Del perché e del percome si fotografa

Sarà che io sono sempre stata in bilico tra le parole e le immagini, senza mai decidere tra questi due grandi amori. Sarà pure che mi vien facile usare questo paragone ancora una volta, ma fotografare è un po’ come scrivere: lo si fa sempre per un lettore o, nello specifico, per un pubblico che osserva la nostra produzione. Le due strade spesso si affiancano, qualche volta si intersecano, si tratta pur sempre di due modi diversi di raccontare una storia a chi ha voglia di ascoltarla. E di scegliere quale linguaggio utilizzare o se parlare in prima o in terza persona. Fate conto di essere dei romanzieri, amici fotografi, e chiedetevi per quale motivo i potenziali “lettori” (fruitori) dovrebbero acquistare il vostro prodotto. Ve lo domandate troppo poco, secondo me, e il risultato è una continua, bulimica, produzione inutile di scatti che non interessano a nessuno.
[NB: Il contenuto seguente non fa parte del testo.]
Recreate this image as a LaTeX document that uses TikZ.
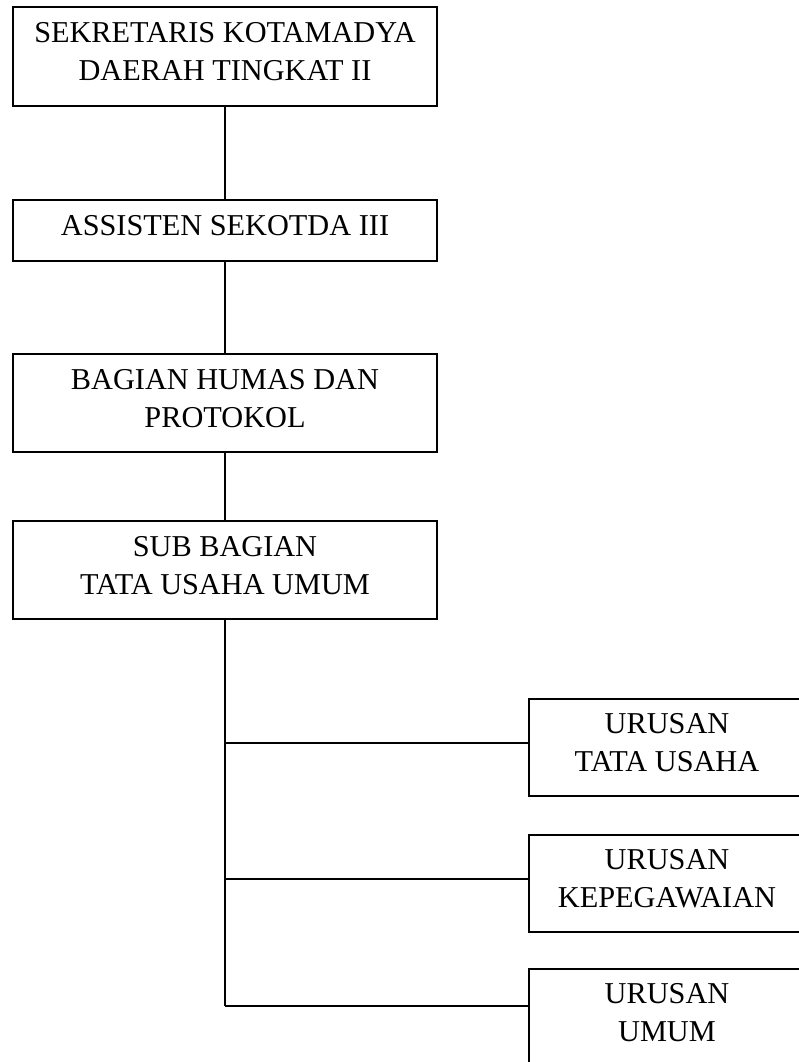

Talvolta nemmeno a voi.

La storia che raccontate, sia scritta che scattata, deve incuriosire, stupire, appassionare, dire qualcosa che nessuno ha mai detto prima in un modo che vi renda riconoscibili e unici, deve invogliare ad arrivare in fondo. Deve essere fatta come fosse un editoriale in prima pagina sul Corriere della Sera. Altrimenti non ditela affatto. Pensateci. Pensate a quando leggete un buon articolo o un bel romanzo. Dalle prime righe restate catturati; dopo due capitoli di solito si fa fatica ad abbandonare quel testo sul comodino, spegnere la luce e dormire. Il lettore viene, insomma, invitato a partecipare. Poi la storia si fa articolata, arricchita di dettagli e ramificazioni, di episodi che la rafforzano e colpi di scena, in un continuo cambio di tensione, fino al gran finale. Inizio, sviluppo e chiusura, come una simbolica Esse maiuscola immaginata facendo muovere il vostro dito per disegnarla su un vetro reso opaco dal vapore.
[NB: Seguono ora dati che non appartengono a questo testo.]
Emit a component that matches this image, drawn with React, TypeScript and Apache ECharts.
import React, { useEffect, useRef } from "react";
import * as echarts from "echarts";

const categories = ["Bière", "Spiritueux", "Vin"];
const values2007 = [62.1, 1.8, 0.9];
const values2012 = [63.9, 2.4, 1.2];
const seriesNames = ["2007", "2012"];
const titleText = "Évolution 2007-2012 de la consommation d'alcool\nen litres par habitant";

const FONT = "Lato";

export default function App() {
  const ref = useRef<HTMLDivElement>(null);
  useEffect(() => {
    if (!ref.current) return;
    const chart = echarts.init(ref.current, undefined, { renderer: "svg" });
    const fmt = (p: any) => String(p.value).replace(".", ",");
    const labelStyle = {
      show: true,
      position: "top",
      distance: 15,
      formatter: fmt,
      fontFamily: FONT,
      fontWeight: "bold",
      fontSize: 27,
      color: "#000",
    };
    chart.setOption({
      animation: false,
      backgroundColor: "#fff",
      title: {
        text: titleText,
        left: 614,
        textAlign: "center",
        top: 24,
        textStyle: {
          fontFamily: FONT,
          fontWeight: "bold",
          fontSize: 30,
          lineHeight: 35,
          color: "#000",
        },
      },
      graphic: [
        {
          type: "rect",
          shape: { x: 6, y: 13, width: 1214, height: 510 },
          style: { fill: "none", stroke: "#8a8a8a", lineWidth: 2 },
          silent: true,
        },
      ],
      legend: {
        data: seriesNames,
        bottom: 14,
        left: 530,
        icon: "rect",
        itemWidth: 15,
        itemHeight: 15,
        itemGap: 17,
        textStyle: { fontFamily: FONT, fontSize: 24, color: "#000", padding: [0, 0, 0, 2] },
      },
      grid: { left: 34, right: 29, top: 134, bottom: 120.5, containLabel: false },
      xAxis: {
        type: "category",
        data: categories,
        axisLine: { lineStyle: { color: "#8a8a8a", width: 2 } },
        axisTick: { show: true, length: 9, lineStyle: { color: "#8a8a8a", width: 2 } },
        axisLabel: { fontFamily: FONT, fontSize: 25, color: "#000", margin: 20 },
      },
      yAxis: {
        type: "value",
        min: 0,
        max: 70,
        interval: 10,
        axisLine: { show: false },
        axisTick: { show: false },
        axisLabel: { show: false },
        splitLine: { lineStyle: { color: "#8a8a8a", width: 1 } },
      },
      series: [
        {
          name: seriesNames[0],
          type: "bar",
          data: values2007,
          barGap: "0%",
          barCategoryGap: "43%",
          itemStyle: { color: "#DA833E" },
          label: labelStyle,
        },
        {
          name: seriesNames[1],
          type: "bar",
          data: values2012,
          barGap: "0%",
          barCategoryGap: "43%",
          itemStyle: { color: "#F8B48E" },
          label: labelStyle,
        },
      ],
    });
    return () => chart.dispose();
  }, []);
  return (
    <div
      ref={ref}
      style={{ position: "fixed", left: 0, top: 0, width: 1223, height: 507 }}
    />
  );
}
Quella Esse, che cito spesso ai giovani fotografi che vengono da me a farsi leggere il portfolio, voi dovete averla sempre davanti, quando fotografate. Sia che stiate realizzando una singola immagine, un ritratto ad esempio, o che si tratti di un intero progetto di documentazione, il vostro obiettivo è sempre la storia che regalate a chi vi osserva e che deve avere un senso.
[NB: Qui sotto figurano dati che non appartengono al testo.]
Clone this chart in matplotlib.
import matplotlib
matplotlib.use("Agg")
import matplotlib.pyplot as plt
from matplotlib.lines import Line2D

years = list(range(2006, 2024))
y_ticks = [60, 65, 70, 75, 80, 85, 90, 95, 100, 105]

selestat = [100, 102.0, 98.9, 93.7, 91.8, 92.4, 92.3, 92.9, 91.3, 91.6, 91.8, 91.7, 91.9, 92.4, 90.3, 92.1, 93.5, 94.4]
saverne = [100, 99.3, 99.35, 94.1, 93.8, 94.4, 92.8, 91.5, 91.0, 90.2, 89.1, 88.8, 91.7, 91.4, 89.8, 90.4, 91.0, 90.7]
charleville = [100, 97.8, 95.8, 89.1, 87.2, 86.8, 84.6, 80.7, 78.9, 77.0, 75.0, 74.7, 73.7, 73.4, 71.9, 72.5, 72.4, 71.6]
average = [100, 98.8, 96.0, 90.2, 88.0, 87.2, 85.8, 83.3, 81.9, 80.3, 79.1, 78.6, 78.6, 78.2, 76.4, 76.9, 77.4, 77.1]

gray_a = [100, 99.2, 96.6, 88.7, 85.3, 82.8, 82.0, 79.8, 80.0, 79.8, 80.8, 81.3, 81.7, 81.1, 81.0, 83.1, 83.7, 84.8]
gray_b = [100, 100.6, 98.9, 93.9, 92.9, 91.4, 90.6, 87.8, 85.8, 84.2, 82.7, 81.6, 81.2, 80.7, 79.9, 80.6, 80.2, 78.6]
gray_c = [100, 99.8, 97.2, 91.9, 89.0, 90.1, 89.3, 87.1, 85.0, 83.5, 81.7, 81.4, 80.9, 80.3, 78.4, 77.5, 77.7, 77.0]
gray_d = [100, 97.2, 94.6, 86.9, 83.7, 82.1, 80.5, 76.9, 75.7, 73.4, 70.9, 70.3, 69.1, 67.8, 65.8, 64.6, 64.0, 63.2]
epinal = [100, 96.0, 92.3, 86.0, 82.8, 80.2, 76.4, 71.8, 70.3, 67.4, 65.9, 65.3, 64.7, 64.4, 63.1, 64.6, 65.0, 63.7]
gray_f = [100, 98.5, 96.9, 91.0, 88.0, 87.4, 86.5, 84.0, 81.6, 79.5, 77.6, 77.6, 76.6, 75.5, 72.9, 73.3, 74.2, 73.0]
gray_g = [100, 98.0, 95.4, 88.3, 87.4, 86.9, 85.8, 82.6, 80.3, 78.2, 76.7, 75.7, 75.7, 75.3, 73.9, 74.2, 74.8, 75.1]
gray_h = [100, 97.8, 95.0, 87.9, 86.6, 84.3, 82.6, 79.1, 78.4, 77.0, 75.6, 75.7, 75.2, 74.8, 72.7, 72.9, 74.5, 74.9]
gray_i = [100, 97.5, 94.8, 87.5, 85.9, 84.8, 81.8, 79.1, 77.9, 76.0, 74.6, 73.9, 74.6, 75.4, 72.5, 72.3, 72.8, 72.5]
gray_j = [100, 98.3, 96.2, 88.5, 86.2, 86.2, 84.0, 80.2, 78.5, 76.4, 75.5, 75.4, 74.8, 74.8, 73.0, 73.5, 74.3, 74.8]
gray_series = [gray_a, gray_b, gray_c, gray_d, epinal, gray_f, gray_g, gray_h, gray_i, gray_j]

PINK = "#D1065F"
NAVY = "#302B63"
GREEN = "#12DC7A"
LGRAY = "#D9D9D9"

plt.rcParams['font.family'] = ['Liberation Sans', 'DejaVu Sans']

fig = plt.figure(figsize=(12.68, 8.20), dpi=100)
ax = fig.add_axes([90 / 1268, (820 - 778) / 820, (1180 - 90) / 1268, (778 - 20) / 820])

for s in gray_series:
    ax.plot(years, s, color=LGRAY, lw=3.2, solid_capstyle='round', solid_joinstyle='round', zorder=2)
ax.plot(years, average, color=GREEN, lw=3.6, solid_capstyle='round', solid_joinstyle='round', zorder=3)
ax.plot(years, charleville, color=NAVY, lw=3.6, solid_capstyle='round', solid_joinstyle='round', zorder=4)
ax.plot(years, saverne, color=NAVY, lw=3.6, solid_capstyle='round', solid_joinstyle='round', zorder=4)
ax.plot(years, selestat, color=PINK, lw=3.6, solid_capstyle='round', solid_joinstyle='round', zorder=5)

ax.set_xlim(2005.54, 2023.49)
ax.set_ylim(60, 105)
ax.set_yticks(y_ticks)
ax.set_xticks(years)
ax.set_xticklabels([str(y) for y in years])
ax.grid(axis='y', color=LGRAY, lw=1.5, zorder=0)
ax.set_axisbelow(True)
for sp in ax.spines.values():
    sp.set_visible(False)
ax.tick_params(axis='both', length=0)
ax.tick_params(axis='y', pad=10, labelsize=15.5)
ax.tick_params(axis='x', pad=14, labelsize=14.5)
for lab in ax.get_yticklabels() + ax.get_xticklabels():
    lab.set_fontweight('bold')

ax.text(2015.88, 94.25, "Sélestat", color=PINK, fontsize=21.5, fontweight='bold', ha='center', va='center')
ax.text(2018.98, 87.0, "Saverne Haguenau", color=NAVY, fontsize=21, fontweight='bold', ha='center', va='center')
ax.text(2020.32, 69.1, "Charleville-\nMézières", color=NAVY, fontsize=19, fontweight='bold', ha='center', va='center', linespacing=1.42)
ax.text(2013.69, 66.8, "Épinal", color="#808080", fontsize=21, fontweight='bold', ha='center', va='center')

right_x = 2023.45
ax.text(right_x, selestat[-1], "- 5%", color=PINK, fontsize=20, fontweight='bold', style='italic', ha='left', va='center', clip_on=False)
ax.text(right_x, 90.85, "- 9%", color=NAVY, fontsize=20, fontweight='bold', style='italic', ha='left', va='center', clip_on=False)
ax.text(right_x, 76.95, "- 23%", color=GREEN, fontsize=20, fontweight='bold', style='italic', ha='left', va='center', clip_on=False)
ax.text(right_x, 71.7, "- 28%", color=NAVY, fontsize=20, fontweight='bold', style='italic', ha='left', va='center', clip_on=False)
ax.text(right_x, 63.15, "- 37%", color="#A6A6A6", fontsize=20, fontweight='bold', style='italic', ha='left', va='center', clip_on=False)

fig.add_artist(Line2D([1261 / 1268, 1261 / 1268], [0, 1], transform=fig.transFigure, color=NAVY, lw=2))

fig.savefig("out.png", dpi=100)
Diceva quel tale: “Ah, no, io faccio foto solo per me stesso”. Beh, io non ci credo quasi mai e glielo dico quasi sempre. Ogni autore, fotoamatore, turista, appassionato del mezzo, scatta per condividere con uno o più soggetti. Accade più facilmente oggi, visto che, grazie alla rete e ai social network, basta un click per divulgare un nostro contenuto a un numero sempre crescente di persone. Ma accadeva anche trenta o quarant’anni fa, quando si tornava da una vacanza con un sacco di diapositive o rullini da sviluppare e poi si organizzavano delle serate per mostrarle ai compagni di avventure, non sempre contenti di farsi ammorbare dal nostro proiettore. C’è infatti da chiedersi quante delle immagini che realizziamo interessino, oggi come allora. Anzi, oggi più di allora. Mettiamo poi che siate voi stessi il vostro pubblico. Quante volte vi capita di riguardare in Apple Photo o nell’account Instagram di un anno fa? Quante volte riordinate o sfogliate le cartelle archiviate sul pc o sull’hard disk esterno? Avete davvero il tempo di farlo? Produciamo immagini in quantità industriali, che consumano enormi volumi di energia e spazio sui server, e per fortuna sono (come dico sempre io) in formato “liquido” e non di carta, altrimenti servirebbe un altro pianeta per smaltirle tutte. Oggi sembra che l’azione creativa-filosofica, che dovrebbe ruotare intorno a questa giovane arte, abbia perso di valore. Si tende a fotografare per comunicare: dove siamo, come stiamo, con chi siamo, se ci stiamo divertendo oppure no. Lo faccio io stessa, tranne poi fermarmi per pensarci su e dire a me stessa, a voi, che ne produciamo troppe, senza sosta, in villeggiatura come in metropolitana, durante una gita o a un concerto o davanti allo specchio del bagno. Ecco, esempio perfetto: a chi interessa il vostro selfie del mattino, prima o dopo la pipì? Forse nemmeno a voi stessi. E sapete qual è la ragione? E’ che molte delle immagini realizzate oggi, non raccontano nessuna bella storia.